* Material
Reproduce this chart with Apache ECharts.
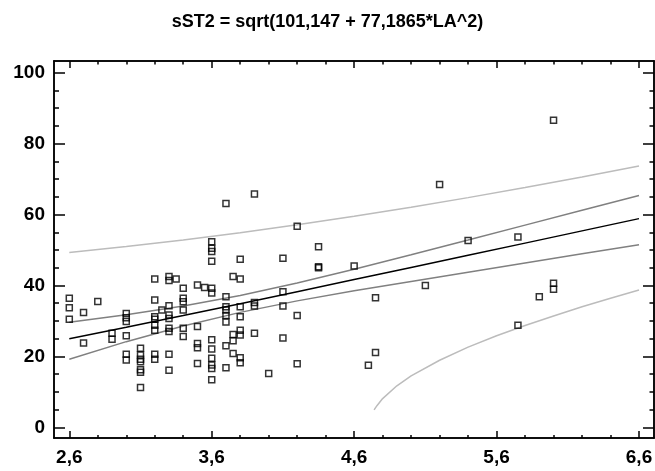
<!DOCTYPE html>
<html>
<head>
<meta charset="utf-8">
<script src="https://cdn.jsdelivr.net/npm/echarts@6/dist/echarts.min.js"></script>
<style>
  html, body { margin: 0; padding: 0; background: #fff; }
  #chart { width: 655px; height: 471px; }
</style>
</head>
<body>
<div id="chart"></div>
<script>
  const chartTitle = 'sST2 = sqrt(101,147 + 77,1865*LA^2)';

  // observed points (LA, sST2)
  const laValues = [
    2.6, 2.6, 2.6,
    2.7, 2.7,
    2.8,
    2.9, 2.9,
    3.0, 3.0, 3.0, 3.0, 3.0, 3.0,
    3.1, 3.1, 3.1, 3.1, 3.1, 3.1, 3.1,
    3.2, 3.2, 3.2, 3.2, 3.2, 3.2, 3.2, 3.2,
    3.25,
    3.3, 3.3, 3.3, 3.3, 3.3, 3.3, 3.3, 3.3, 3.3,
    3.35,
    3.4, 3.4, 3.4, 3.4, 3.4, 3.4,
    3.5, 3.5, 3.5, 3.5, 3.5,
    3.55,
    3.6, 3.6, 3.6, 3.6, 3.6, 3.6, 3.6, 3.6, 3.6, 3.6, 3.6, 3.6,
    3.7, 3.7, 3.7, 3.7, 3.7, 3.7, 3.7, 3.7,
    3.75, 3.75, 3.75, 3.75,
    3.8, 3.8, 3.8, 3.8, 3.8, 3.8, 3.8, 3.8,
    3.9, 3.9, 3.9, 3.9,
    4.0,
    4.1, 4.1, 4.1, 4.1,
    4.2, 4.2, 4.2,
    4.35, 4.35, 4.35,
    4.6,
    4.7,
    4.75, 4.75,
    5.1,
    5.2,
    5.4,
    5.75, 5.75,
    5.9,
    6.0, 6.0, 6.0
  ];
  const sst2Values = [
    36.4, 33.7, 30.5,
    32.4, 23.8,
    35.5,
    26.5, 24.8,
    32.1, 30.9, 29.8, 25.8, 20.6, 19.0,
    22.3, 20.4, 19.2, 18.5, 16.2, 15.5, 11.2,
    41.8, 35.9, 31.2, 30.5, 28.8, 27.4, 20.6, 19.2,
    33.1,
    42.5, 41.4, 34.3, 31.7, 30.7, 27.9, 27.0, 20.6, 16.1,
    41.8,
    39.2, 36.4, 35.4, 33.1, 27.9, 25.6,
    40.1, 28.4, 23.6, 22.4, 18.0,
    39.4,
    52.3, 50.5, 49.6, 46.8, 39.2, 37.9, 24.7, 22.1, 19.5, 17.6, 16.6, 13.4,
    63.1, 36.8, 34.0, 33.1, 31.5, 29.7, 23.0, 16.8,
    42.5, 26.2, 24.4, 20.8,
    47.4, 41.8, 34.0, 31.2, 27.4, 26.0, 19.6, 18.2,
    65.8, 35.2, 34.2, 26.5,
    15.2,
    47.7, 38.2, 34.2, 25.2,
    56.7, 31.5, 17.9,
    50.9, 45.3, 45.0,
    45.5,
    17.5,
    36.5, 21.1,
    40.0,
    68.5,
    52.7,
    53.7, 28.8,
    36.8,
    86.6, 40.6, 38.9
  ];

  // fitted model and limits
  const curveLA    = [2.6, 3.0, 3.4, 3.8, 4.2, 4.6, 5.0, 5.4, 5.8, 6.2, 6.6];
  const fitLine    = [24.96, 28.21, 31.52, 34.87, 38.25, 41.65, 45.06, 48.50, 51.94, 55.39, 58.85];
  const confUpper  = [29.63, 31.76, 34.22, 37.16, 40.67, 44.58, 48.67, 52.83, 57.01, 61.19, 65.37];
  const confLower  = [19.18, 24.15, 28.56, 32.41, 35.65, 38.49, 41.14, 43.74, 46.32, 48.91, 51.51];
  const predUpper  = [49.31, 50.97, 52.84, 54.89, 57.12, 59.52, 62.07, 64.77, 67.61, 70.58, 73.68];
  const predLowLA  = [4.74, 4.76, 4.8, 4.9, 5.0, 5.2, 5.4, 5.6, 5.8, 6.0, 6.2, 6.4, 6.6];
  const predLower  = [4.9, 6.1, 8.1, 11.7, 14.5, 18.9, 22.6, 25.8, 28.7, 31.4, 34.0, 36.4, 38.7];

  // tick labels
  const xTicks = [2.6, 3.6, 4.6, 5.6, 6.6];
  const xMinorTicks = [2.8, 3.0, 3.2, 3.4, 3.8, 4.0, 4.2, 4.4, 4.8, 5.0, 5.2, 5.4, 5.8, 6.0, 6.2, 6.4];
  const yTicks = [0, 20, 40, 60, 80, 100];
  const yMinorTicks = [5, 10, 15, 25, 30, 35, 45, 50, 55, 65, 70, 75, 85, 90, 95];

  const X_MIN = 2.4926, X_MAX = 6.7053;
  const Y_MIN = -3.02, Y_MAX = 103.3;
  const FONT = '"Liberation Sans", Arial, sans-serif';

  const zip = (xs, ys) => xs.map((x, i) => [x, ys[i]]);

  function axis(dim, position, ticks, tickLen, withLabels) {
    const isX = dim === 'x';
    return {
      type: 'value',
      position: position,
      min: isX ? X_MIN : Y_MIN,
      max: isX ? X_MAX : Y_MAX,
      splitLine: { show: false },
      axisLine: { show: true, onZero: false, lineStyle: { color: '#000', width: 1.5 } },
      axisTick: {
        show: true, inside: true, length: tickLen, customValues: ticks,
        lineStyle: { color: '#000', width: 1.5 }
      },
      axisLabel: {
        show: withLabels, customValues: ticks,
        margin: isX ? 10 : 9,
        color: '#000', fontSize: 19, fontWeight: 'bold', fontFamily: FONT,
        formatter: v => isX ? v.toFixed(1).replace('.', ',') : String(v)
      }
    };
  }

  let chart = echarts.init(document.getElementById('chart'));
  let option = {
    animation: false,
    backgroundColor: '#fff',
    title: {
      text: chartTitle,
      left: 'center',
      top: 8,
      textStyle: { color: '#000', fontSize: 18, fontWeight: 'bold', fontFamily: FONT }
    },
    grid: { left: 54, right: 1, top: 61, bottom: 33, containLabel: false, outerBoundsMode: 'none' },
    xAxis: [
      axis('x', 'bottom', xTicks, 7, true),
      axis('x', 'bottom', xMinorTicks, 3, false),
      axis('x', 'top', xTicks, 7, false),
      axis('x', 'top', xMinorTicks, 3.5, false)
    ],
    yAxis: [
      axis('y', 'left', yTicks, 11, true),
      axis('y', 'left', yMinorTicks, 5, false),
      axis('y', 'right', yTicks, 11, false),
      axis('y', 'right', yMinorTicks, 4.5, false)
    ],
    series: [
      {
        name: 'pred upper', type: 'line', data: zip(curveLA, predUpper),
        showSymbol: false, lineStyle: { color: '#bcbcbc', width: 1.5 }
      },
      {
        name: 'pred lower', type: 'line', data: zip(predLowLA, predLower),
        showSymbol: false, lineStyle: { color: '#bcbcbc', width: 1.5 }
      },
      {
        name: 'conf upper', type: 'line', data: zip(curveLA, confUpper),
        showSymbol: false, lineStyle: { color: '#808080', width: 1.5 }
      },
      {
        name: 'conf lower', type: 'line', data: zip(curveLA, confLower),
        showSymbol: false, lineStyle: { color: '#808080', width: 1.5 }
      },
      {
        name: 'fit', type: 'line', data: zip(curveLA, fitLine),
        showSymbol: false, lineStyle: { color: '#000', width: 1.5 }
      },
      {
        name: 'sST2', type: 'scatter', data: zip(laValues, sst2Values),
        symbol: 'rect', symbolSize: 6, z: 5,
        itemStyle: { color: 'rgba(0,0,0,0)', borderColor: '#000', borderWidth: 1.5 }
      }
    ]
  };
  chart.setOption(option);
</script>
</body>
</html>
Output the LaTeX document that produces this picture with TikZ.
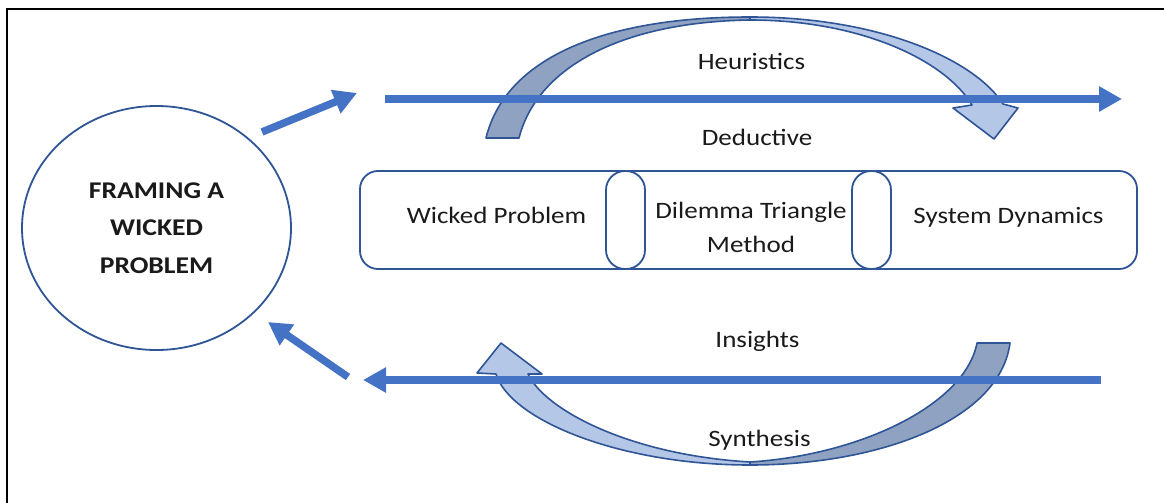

* The problem
All lines from the start of the entries through the one with "const chartTitle = 'sST2" are to be output exactly; omit the pictures.

* Full solution
Reproduce this chart with Apache ECharts.
<!DOCTYPE html>
<html>
<head>
<meta charset="utf-8">
<script src="https://cdn.jsdelivr.net/npm/echarts@6/dist/echarts.min.js"></script>
<style>
  html, body { margin: 0; padding: 0; background: #fff; }
  #chart { width: 655px; height: 471px; }
</style>
</head>
<body>
<div id="chart"></div>
<script>
  const chartTitle = 'sST2 = sqrt(101,147 + 77,1865*LA^2)';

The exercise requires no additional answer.